We need to group strings that are anagrams of each other.
Two strings are anagrams if they contain the same characters with the same frequencies, but possibly in a different order.
The answer can be returned in any order. LeetCode states the input strings contain lowercase English letters, with 1 <= strs.length <= 10^4 and 0 <= strs[i].length <= 100.
Example:
strs = ["eat", "tea", "tan", "ate", "nat", "bat"]The output can be:
[
["bat"],
["nat", "tan"],
["ate", "eat", "tea"],
]The order of groups does not matter.
The order inside each group also does not matter.
Input and Output
| Item | Meaning |
|---|---|
| Input | A list of lowercase strings strs |
| Output | A list of groups, where each group contains anagrams |
| Group order | Any order is allowed |
| String order inside group | Any order is allowed |
Function shape:
def groupAnagrams(strs: list[str]) -> list[list[str]]:
...First Thought: Compare Every Pair
A direct approach is to compare every string with every other string.

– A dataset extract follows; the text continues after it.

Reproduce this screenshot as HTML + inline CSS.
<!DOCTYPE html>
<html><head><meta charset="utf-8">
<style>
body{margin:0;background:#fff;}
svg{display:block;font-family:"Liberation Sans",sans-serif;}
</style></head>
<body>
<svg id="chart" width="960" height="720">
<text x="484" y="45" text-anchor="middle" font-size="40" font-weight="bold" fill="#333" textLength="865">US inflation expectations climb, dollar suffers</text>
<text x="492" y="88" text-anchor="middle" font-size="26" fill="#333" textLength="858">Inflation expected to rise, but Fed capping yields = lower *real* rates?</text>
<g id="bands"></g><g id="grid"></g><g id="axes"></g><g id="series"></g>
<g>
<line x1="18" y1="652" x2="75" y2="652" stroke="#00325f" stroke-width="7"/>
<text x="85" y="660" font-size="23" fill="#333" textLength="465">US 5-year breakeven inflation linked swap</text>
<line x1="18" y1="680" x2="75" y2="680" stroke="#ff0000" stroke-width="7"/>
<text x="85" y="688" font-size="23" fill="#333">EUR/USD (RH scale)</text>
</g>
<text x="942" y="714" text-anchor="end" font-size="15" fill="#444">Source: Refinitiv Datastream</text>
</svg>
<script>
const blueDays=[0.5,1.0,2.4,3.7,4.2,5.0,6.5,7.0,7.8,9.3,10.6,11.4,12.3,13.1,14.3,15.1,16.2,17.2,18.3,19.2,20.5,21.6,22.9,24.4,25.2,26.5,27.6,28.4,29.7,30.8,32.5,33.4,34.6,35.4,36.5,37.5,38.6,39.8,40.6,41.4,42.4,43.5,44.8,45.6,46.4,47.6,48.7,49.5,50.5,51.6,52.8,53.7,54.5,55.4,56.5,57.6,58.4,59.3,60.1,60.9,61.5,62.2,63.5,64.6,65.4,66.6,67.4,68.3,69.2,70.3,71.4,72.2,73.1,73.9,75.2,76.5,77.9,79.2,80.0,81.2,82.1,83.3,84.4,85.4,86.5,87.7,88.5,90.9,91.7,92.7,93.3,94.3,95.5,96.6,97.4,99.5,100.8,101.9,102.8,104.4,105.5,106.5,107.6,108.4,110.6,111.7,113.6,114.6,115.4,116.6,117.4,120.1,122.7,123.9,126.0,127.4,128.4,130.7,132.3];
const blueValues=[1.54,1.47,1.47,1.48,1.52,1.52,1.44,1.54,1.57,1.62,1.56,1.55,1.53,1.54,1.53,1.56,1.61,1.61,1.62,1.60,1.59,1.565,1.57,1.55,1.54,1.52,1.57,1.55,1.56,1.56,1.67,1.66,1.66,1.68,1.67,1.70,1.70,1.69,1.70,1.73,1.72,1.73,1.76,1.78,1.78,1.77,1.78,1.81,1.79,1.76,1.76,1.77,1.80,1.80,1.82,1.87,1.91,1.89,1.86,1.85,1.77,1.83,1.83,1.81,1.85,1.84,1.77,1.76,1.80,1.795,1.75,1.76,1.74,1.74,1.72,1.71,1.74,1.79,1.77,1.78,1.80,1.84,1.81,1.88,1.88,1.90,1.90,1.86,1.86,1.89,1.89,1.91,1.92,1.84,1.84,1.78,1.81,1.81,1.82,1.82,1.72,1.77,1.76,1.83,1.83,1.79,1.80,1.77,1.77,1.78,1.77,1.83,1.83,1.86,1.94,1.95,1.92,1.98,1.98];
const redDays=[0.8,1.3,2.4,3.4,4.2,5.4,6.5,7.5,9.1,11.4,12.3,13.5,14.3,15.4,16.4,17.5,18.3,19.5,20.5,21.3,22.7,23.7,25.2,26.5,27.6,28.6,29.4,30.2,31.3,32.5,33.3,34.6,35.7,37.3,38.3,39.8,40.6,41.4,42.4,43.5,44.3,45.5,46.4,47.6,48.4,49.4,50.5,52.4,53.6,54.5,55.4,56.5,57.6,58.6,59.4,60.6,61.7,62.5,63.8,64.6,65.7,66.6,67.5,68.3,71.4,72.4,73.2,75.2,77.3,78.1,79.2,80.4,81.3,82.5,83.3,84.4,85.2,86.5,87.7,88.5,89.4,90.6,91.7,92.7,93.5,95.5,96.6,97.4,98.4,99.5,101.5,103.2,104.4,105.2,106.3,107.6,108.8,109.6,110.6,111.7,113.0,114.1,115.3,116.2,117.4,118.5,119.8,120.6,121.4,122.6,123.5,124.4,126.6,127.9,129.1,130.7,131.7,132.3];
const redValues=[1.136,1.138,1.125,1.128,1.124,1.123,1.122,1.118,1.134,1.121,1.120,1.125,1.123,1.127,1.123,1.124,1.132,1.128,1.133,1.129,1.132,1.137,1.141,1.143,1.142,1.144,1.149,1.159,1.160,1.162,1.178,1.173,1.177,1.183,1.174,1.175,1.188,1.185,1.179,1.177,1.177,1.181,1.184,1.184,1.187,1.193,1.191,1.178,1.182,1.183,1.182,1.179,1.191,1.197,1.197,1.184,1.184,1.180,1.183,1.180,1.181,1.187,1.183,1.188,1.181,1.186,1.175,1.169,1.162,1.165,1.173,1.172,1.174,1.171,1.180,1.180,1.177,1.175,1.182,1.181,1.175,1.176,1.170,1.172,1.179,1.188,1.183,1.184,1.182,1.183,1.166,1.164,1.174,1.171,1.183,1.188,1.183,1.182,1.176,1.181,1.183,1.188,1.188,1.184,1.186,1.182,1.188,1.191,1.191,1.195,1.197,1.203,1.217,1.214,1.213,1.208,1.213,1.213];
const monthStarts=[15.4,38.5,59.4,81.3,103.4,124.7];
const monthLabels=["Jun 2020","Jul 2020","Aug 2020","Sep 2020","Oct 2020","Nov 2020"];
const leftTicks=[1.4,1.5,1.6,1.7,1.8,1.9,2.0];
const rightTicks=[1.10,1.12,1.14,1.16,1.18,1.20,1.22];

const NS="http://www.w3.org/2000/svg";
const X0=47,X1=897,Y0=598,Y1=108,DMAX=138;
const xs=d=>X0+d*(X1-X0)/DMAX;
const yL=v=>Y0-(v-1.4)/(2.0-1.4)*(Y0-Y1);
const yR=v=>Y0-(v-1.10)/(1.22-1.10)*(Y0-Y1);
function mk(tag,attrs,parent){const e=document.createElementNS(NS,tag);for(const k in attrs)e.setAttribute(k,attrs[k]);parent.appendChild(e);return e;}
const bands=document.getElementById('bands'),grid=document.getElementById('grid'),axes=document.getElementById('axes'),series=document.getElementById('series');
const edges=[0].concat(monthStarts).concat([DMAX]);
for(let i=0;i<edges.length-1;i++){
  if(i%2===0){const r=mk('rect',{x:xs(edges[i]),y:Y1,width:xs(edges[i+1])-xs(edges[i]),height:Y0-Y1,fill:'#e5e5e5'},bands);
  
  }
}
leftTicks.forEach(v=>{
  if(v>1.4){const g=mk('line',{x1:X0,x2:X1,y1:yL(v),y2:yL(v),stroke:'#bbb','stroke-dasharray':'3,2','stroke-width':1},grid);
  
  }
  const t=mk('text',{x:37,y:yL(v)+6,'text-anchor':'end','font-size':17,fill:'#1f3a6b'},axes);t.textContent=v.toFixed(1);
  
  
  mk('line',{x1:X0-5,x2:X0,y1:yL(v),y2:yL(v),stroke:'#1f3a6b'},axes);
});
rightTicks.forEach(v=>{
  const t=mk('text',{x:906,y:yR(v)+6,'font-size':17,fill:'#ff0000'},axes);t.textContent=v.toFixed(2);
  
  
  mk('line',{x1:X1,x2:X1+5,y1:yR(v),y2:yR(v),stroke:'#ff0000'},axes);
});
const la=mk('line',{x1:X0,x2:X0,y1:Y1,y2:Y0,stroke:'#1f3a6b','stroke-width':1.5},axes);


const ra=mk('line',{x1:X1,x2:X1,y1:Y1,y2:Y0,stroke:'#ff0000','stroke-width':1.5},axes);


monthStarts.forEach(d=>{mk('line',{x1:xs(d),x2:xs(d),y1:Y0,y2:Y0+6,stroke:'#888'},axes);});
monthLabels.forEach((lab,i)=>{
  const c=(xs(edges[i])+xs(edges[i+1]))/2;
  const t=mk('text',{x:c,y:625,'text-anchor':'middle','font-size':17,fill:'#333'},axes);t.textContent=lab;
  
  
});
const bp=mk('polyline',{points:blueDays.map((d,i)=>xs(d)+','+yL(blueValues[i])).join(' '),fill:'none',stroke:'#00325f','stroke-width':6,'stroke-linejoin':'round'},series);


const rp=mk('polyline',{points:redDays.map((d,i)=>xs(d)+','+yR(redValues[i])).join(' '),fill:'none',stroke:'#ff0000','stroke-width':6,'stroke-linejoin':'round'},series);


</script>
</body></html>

To check whether two strings are anagrams, we can sort both strings and compare them.
For example:
sorted("eat") == sorted("tea")Both become:
["a", "e", "t"]So they are anagrams.
But comparing every pair is too slow. If there are many strings, pairwise comparison wastes work.
We need to compute one stable signature for each string and use that signature to group strings directly.
Key Insight
All anagrams share the same sorted form.
For example:
| String | Sorted Signature |
|---|---|
"eat" | "aet" |
"tea" | "aet" |
"ate" | "aet" |
"tan" | "ant" |
"nat" | "ant" |
"bat" | "abt" |
So we can use the sorted string as a hash map key.
The map stores:
signature -> list of strings with that signatureFor example:
{
"aet": ["eat", "tea", "ate"],
"ant": ["tan", "nat"],
"abt": ["bat"],
}At the end, the values of the map are the required groups.
Algorithm
Create an empty hash map called groups.
For each word in strs:
- Sort the characters in the word.
- Convert the sorted characters into a string key.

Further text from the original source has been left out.